The next rung up the ladder was climbed when I gained the strength to carry two golf bags by caddying on the local course. Getting a double would earn six or seven dollars and three to four hours of work depending upon the skill and patience of the customers. Most days I spent waiting for customers, and some days came up empty, playing desultory cards in the caddy shack, practicing spitting and obscene language, innocent of its real meaning.  If I only had a single bag with another caddy and a couple of golfers pulling their own wheeled carts, I could work a whole day to make three or four dollars, five with a good tip. I learned patience, getting along with older caddies, remaining calm and helpful with manic and demeaning customers and expanded my vocabulary considerably.
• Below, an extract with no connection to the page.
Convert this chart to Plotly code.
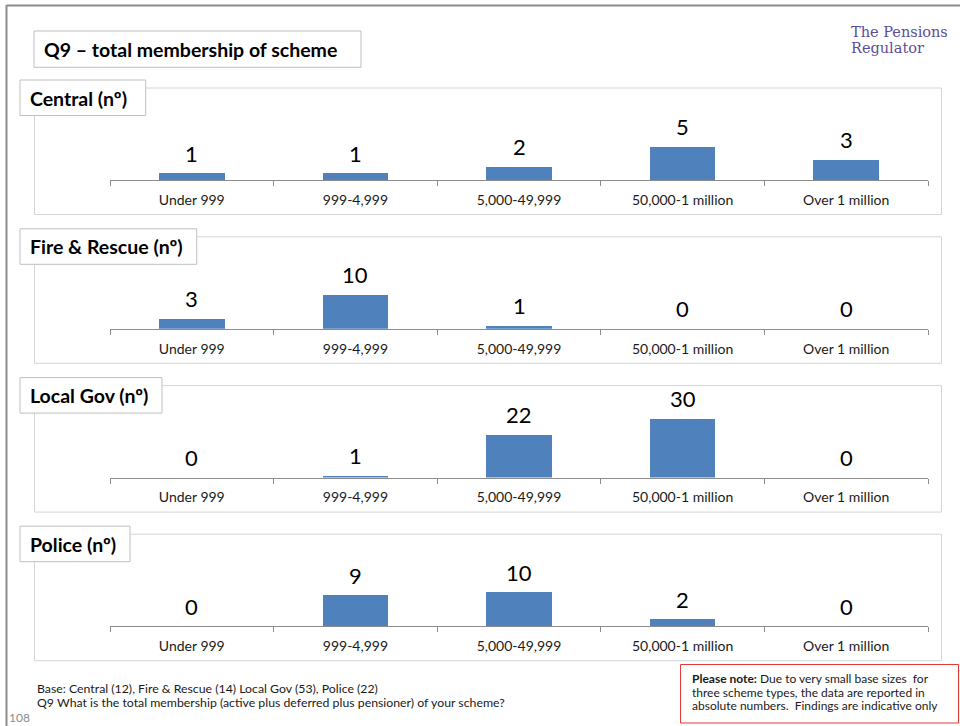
import plotly.graph_objects as go

# ---------------- data ----------------
categories = ["Under 999", "999-4,999", "5,000-49,999", "50,000-1 million", "Over 1 million"]
panel_titles = ["Central (nº)", "Fire & Rescue (nº)", "Local Gov (nº)", "Police (nº)"]
central = [1, 1, 2, 5, 3]
fire_rescue = [3, 10, 1, 0, 0]
local_gov = [0, 1, 22, 30, 0]
police = [0, 9, 10, 2, 0]
series = [central, fire_rescue, local_gov, police]

title_text = "Q9 – total membership of scheme"
logo_lines = ["The Pensions", "Regulator"]
footer_lines = [
    "Base: Central (12), Fire & Rescue (14) Local Gov (53), Police (22)",
    "Q9 What is the total membership (active plus deferred plus pensioner) of your scheme?",
]
note_lines = [
    "<b>Please note:</b> Due to very small base sizes  for",
    "three scheme types, the data are reported in",
    "absolute numbers.  Findings are indicative only",
]
page_number = "108"

# ---------------- layout helpers ----------------
W, H = 960, 726
FONT = "Lato, 'Open Sans', sans-serif"
BAR_COLOR = "#4f81bd"


def px(x):
    return x / W


def py(y):
    return 1 - y / H


def tight_lines(lines, size):
    # larger visible text inside a smaller base font -> tighter line spacing
    return "<br>".join('<span style="font-size:%spx">%s</span>' % (size, t) for t in lines)


axis_ys = [180, 328.8, 477.6, 626.2]          # pixel y of each panel's baseline
plot_h = 80                                    # pixel height of each plot area
px_per_unit = [6.7, 3.4, 1.97, 3.4]            # vertical scale per panel
label_box_right = [145.7, 196.7, 162, 130]

fig = go.Figure()
shapes = []
annotations = []
layout_axes = {}

for i, vals in enumerate(series):
    n = "" if i == 0 else str(i + 1)
    ay = axis_ys[i]
    fig.add_trace(go.Bar(
        x=categories, y=vals, width=0.4,
        marker=dict(color=BAR_COLOR, line=dict(width=0)),
        xaxis="x" + n, yaxis="y" + n, showlegend=False, hoverinfo="x+y",
    ))
    layout_axes["xaxis" + n] = dict(
        domain=[px(110), px(928)], anchor="y" + n,
        type="category", range=[-0.5, 4.5],
        showline=True, linecolor="#8c8c8c", linewidth=1,
        ticks="outside", tickson="boundaries", ticklen=5, tickcolor="#8c8c8c",
        tickfont=dict(family=FONT, size=14, color="#1a1a1a"),
        ticklabelstandoff=7,
        showgrid=False, zeroline=False, fixedrange=True,
    )
    layout_axes["yaxis" + n] = dict(
        domain=[py(ay), py(ay - plot_h)], anchor="x" + n,
        range=[0, plot_h / px_per_unit[i]], visible=False, fixedrange=True,
    )
    # value labels
    for c, v in zip(categories, vals):
        annotations.append(dict(
            x=c, y=v, xref="x" + n, yref="y" + n, text=str(v), showarrow=False,
            yanchor="middle", yshift=20,
            font=dict(family=FONT, size=22, color="#000000"),
        ))
    # panel outer box
    shapes.append(dict(type="rect", xref="paper", yref="paper",
                       x0=px(34.5), x1=px(941.5), y0=py(ay + 34.5), y1=py(ay - 92),
                       line=dict(color="#d4d4d4", width=1), fillcolor="rgba(0,0,0,0)",
                       layer="below"))
    # label box
    shapes.append(dict(type="rect", xref="paper", yref="paper",
                       x0=px(20), x1=px(label_box_right[i]), y0=py(ay - 64.5), y1=py(ay - 100),
                       line=dict(color="#bfbfbf", width=1), fillcolor="#ffffff",
                       layer="above"))
    annotations.append(dict(
        x=px(28), y=py(ay - 82), xref="paper", yref="paper",
        xanchor="left", yanchor="middle", showarrow=False,
        text="<b>" + panel_titles[i] + "</b>",
        font=dict(family=FONT, size=19.5, color="#000000"),
    ))

# title box
shapes.append(dict(type="rect", xref="paper", yref="paper",
                   x0=px(34), x1=px(361), y0=py(67.3), y1=py(31),
                   line=dict(color="#bfbfbf", width=1), fillcolor="#ffffff"))
annotations.append(dict(
    x=px(42), y=py(49.5), xref="paper", yref="paper", xanchor="left", yanchor="middle",
    showarrow=False, text="<b>" + title_text + "</b>",
    font=dict(family=FONT, size=19.5, color="#000000"),
))

# page border
shapes.append(dict(type="line", xref="paper", yref="paper",
                   x0=px(6.5), x1=px(6.5), y0=0, y1=py(5),
                   line=dict(color="#8c8c8c", width=2)))
shapes.append(dict(type="line", xref="paper", yref="paper",
                   x0=px(6.5), x1=1, y0=py(5.5), y1=py(5.5),
                   line=dict(color="#8c8c8c", width=2)))

# logo text
annotations.append(dict(
    x=px(850), y=py(40), xref="paper", yref="paper", xanchor="left", yanchor="middle",
    showarrow=False, align="left", text=tight_lines(logo_lines, 14.5), borderpad=0,
    font=dict(family="'DejaVu Serif', 'Liberation Serif', serif", size=12.3, color="#5a4e99"),
))

# footer
annotations.append(dict(
    x=px(36), y=py(695), xref="paper", yref="paper", xanchor="left", yanchor="middle",
    showarrow=False, align="left", text=tight_lines(footer_lines, 12.3), borderpad=0,
    font=dict(family=FONT, size=10.4, color="#1a1a1a"),
))
annotations.append(dict(
    x=px(8), y=py(726), xref="paper", yref="paper", xanchor="left", yanchor="bottom",
    showarrow=False, text=page_number, borderpad=0,
    font=dict(family=FONT, size=12, color="#8c8c8c"),
))

# note box
shapes.append(dict(type="rect", xref="paper", yref="paper",
                   x0=px(680.5), x1=px(958.5), y0=py(723), y1=py(664.5),
                   line=dict(color="#e53935", width=1), fillcolor="#ffffff"))
annotations.append(dict(
    x=px(691), y=py(691.5), xref="paper", yref="paper", xanchor="left", yanchor="middle",
    showarrow=False, align="left", text=tight_lines(note_lines, 12), borderpad=0,
    font=dict(family=FONT, size=10.4, color="#1a1a1a"),
))

fig.update_layout(
    width=W, height=H, autosize=False,
    margin=dict(l=0, r=0, t=0, b=0),
    paper_bgcolor="#ffffff", plot_bgcolor="rgba(0,0,0,0)",
    shapes=shapes, annotations=annotations,
    bargap=0, showlegend=False,
    **layout_axes,
)

fig.write_html(
    "out.html",
    config={"displayModeBar": False},
    post_script="document.body.style.margin='0px';document.body.style.overflow='hidden';",
)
“No man e’er was glorious, who was not laborious.” Poor Richard’s Almanac, Benjamin Franklin

Next came one miserable summer when I turned fifteen as a bundle boy at the local grocery market, a branch of the Atlantic and Pacific Tea Company (the A&P).  My tools were an A&P apron and company supplied paper bags and metal framed, pressed board carts that would roll on a wheeled manual conveyor through an opening in the front wall to a similar conveyance for pick up by the customers in their cars. Some days I would pack bundles and send them on their way; others I would be outside under an inadequate canopy, which protected no one from windblown rain. Very occasionally there would be a tip. Otherwise it was $1.15 an hour and accommodating unhappy front of store managers and customers. I learned how to pack a paper bag, the heavier items on the bottom, squaring off the bag with lighter items on top to not overload one. A ripped bag with groceries on the ground was liable to get you sent home without pay. I learned to come to work on time, work steadily, try to help the beleaguered cashiers and occasionally clean up a spill in aisle six.
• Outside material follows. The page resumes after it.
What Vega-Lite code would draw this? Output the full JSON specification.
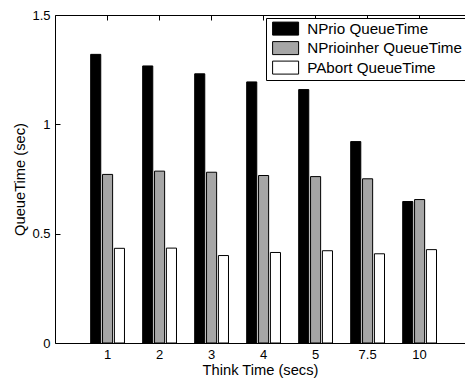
{
  "$schema": "https://vega.github.io/schema/vega-lite/v6.json",
  "width": 410,
  "height": 328,
  "autosize": {"type": "none"},
  "padding": {"left": 55, "top": 15, "right": 0, "bottom": 36},
  "background": "white",
  "config": {
    "view": {"stroke": null},
    "font": "Liberation Sans",
    "legend": {"labelFontSize": 15.2, "labelFont": "Liberation Sans"},
    "axis": {
      "grid": false,
      "domainColor": "black",
      "tickColor": "black",
      "labelColor": "black",
      "titleColor": "black",
      "labelFont": "Liberation Sans",
      "titleFont": "Liberation Sans",
      "labelFontSize": 13,
      "titleFontSize": 14.7,
      "titleFontWeight": "normal",
      "domainWidth": 1,
      "tickWidth": 1
    }
  },
  "data": {
    "values": [
      {"think": "1", "series": "NPrio QueueTime", "time": 1.32},
      {"think": "1", "series": "NPrioinher QueueTime", "time": 0.771},
      {"think": "1", "series": "PAbort QueueTime", "time": 0.433},
      {"think": "2", "series": "NPrio QueueTime", "time": 1.267},
      {"think": "2", "series": "NPrioinher QueueTime", "time": 0.786},
      {"think": "2", "series": "PAbort QueueTime", "time": 0.434},
      {"think": "3", "series": "NPrio QueueTime", "time": 1.231},
      {"think": "3", "series": "NPrioinher QueueTime", "time": 0.781},
      {"think": "3", "series": "PAbort QueueTime", "time": 0.4},
      {"think": "4", "series": "NPrio QueueTime", "time": 1.194},
      {"think": "4", "series": "NPrioinher QueueTime", "time": 0.766},
      {"think": "4", "series": "PAbort QueueTime", "time": 0.414},
      {"think": "5", "series": "NPrio QueueTime", "time": 1.159},
      {"think": "5", "series": "NPrioinher QueueTime", "time": 0.761},
      {"think": "5", "series": "PAbort QueueTime", "time": 0.422},
      {"think": "7.5", "series": "NPrio QueueTime", "time": 0.921},
      {"think": "7.5", "series": "NPrioinher QueueTime", "time": 0.751},
      {"think": "7.5", "series": "PAbort QueueTime", "time": 0.408},
      {"think": "10", "series": "NPrio QueueTime", "time": 0.647},
      {"think": "10", "series": "NPrioinher QueueTime", "time": 0.656},
      {"think": "10", "series": "PAbort QueueTime", "time": 0.427}
    ]
  },
  "layer": [
    {
      "mark": {"type": "bar", "stroke": "black", "strokeWidth": 1},
      "encoding": {
        "x": {
          "field": "think",
          "type": "ordinal",
          "sort": ["1", "2", "3", "4", "5", "7.5", "10"],
          "scale": {"paddingInner": 0.35, "paddingOuter": 0.617, "align": 0.556},
          "axis": {"title": "Think Time (secs)", "labelAngle": 0, "tickSize": -5, "labelPadding": 10, "titlePadding": 1}
        },
        "xOffset": {
          "field": "series",
          "type": "nominal",
          "sort": ["NPrio QueueTime", "NPrioinher QueueTime", "PAbort QueueTime"],
          "scale": {"paddingInner": 0.15}
        },
        "y": {
          "field": "time",
          "type": "quantitative",
          "scale": {"domain": [0, 1.5], "nice": false},
          "axis": {"title": "QueueTime (sec)", "values": [0, 0.5, 1, 1.5], "tickSize": -5, "labelPadding": 10, "labelExpr": "'' + datum.value"}
        },
        "fill": {
          "field": "series",
          "type": "nominal",
          "sort": ["NPrio QueueTime", "NPrioinher QueueTime", "PAbort QueueTime"],
          "scale": {
            "domain": ["NPrio QueueTime", "NPrioinher QueueTime", "PAbort QueueTime"],
            "range": ["#000000", "#a6a6a6", "#ffffff"]
          },
          "legend": {
            "title": null,
            "orient": "none",
            "legendX": 211,
            "legendY": 3,
            "symbolType": "M-2,-1H2V1H-2Z",
            "symbolSize": 169,
            "symbolOffset": 9,
            "symbolStrokeColor": "black",
            "symbolStrokeWidth": 1,
            "labelFontSize": 15.2,
            "labelColor": "black",
            "labelExpr": "datum.label + '          '",
            "strokeColor": "black",
            "fillColor": "white",
            "padding": 3,
            "rowPadding": 1.5,
            "labelOffset": 14,
            "labelLimit": 400
          }
        }
      }
    },
    {
      "mark": {"type": "bar", "opacity": 0},
      "encoding": {
        "x": {
          "field": "think",
          "type": "ordinal",
          "sort": ["1", "2", "3", "4", "5", "7.5", "10"],
          "axis": {"orient": "top", "labels": false, "title": null, "tickSize": -5}
        }
      }
    }
  ],
  "resolve": {"axis": {"x": "independent"}}
}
grass-hay-bale-animal-feeding-grass-hayThe penultimate job of my young life was haying for Ma Green on her dairy farm in West Walpole the next summer. A dollar an hour for agricultural work, but cash without denuding the take with the government’s cut.  Two or three of us would follow a tractor drawn wood cart around freshly mowed and bailed fields, loading and stacking hay. Once the first level was built on the cart, the lead hay worker would mount the cart and stack them high. The farm manager would pace the work driving the tractor.  When the cart was full, we would ride on top of the hay back to the barn and load the hay into the loft. No breeze there, hot, sweaty work with hay dust covering our bodies and clothes. I loved the camaraderie, the banter and the feeling of aching muscles and a shower before supper. Sunburns all around until we tanned, we labored without shirts and started to build strength with its accompanying physical confidence to last a lifetime – a grown up job, a man’s job, a wonderful job with lunch under a tree shared with my fellows.

“Heaven is blessed with perfect rest, but the blessing of earth is toil.”  Henry van Dyke

 

These jobs preceded many others over my younger years: tree pruning and topping, fence building, house framing, landscaping, truck driving, asphalting driveways, working in a concrete factory making septic tanks and pipe sections and others.  Not one of them failed to teach me something about work, co workers, bosses and subordinates. They prepared me to manage many lumberyards and commercial construction subcontracting.  We’ve raised a family and four children, educating them to the best of our ability, all enabled by ennobling work. All my jobs led me to a lifelong appreciation and respect for those who earn their way with their hands, their backs, their daily courage and commitment, their diligence and skills. “A hand that’s dirty with honest labor is fit to shake with any neighbor,” rings true to me, bespeaking the dignity of work.

I would be disappointed not to see some exceptions for new or young workers from minimum wage laws that might preclude employers from being able to afford and hire inexperienced, but hopeful employees. Such employment teaches us to show up on time, to respect ourselves, our employers and fellow workers; we learn that faithfulness to small tasks leads to larger ones and the ability for self determination and opportunity.  For this there is no substitute.